Re-presentation and resistance in the context of school exclusion: reasons to be critical.
Journal of Community and Applied Social Psychology, 14
In this article an examination of how we, in the everyday, develop critical engagement with the shifting relations of power and oppression around us is presented. The article explores the role of representations in maintaining the racialized patterns of school exclusion in Britain. Social representations theory is used to investigate how racializing re-presentations pervade and create institutionalized practices, how these re-presentations invade young people's sense of self and ultimately how young people collaborate to resist and reject oppressive relations.

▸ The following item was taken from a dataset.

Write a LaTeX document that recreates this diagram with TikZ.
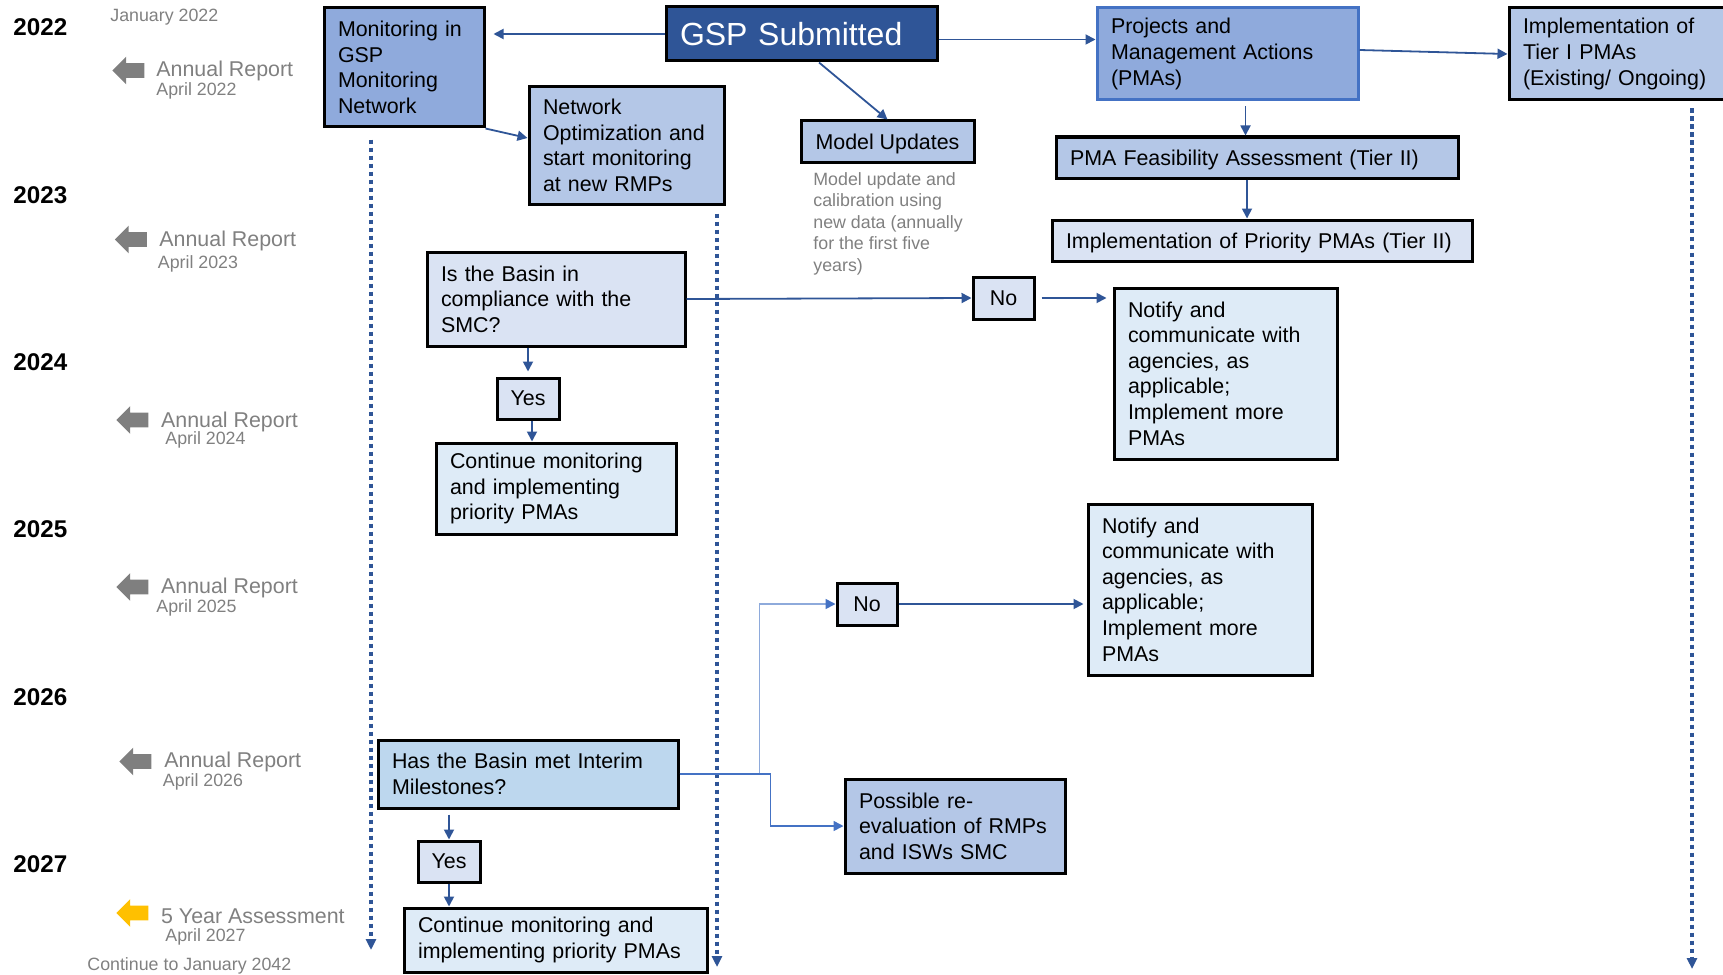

The material presented here, from interviews with young people excluded from school, and parents, teachers and others involved in school exclusion, illustrates how young people problematize and critique racializing re-presentations while participating in the conditions of oppression and resistance that pervade their experiences of school. The discussion is divided into three sections. The first examines the institutionalization of stigmatizing representations, visible in social practices. The second section looks at the role of re-presentation in the social construction of Black pupils. The concluding section explores the possibilities of resistance and critical engagement in the everyday. As a whole this reveals how young people develop critical engagement with the re-presentations that filter into and so constitute their realities. This enables an analysis of the role of resistance and contestation in social re-presentation, highlights the importance of participation and community and so invites a critical version of social representations theory.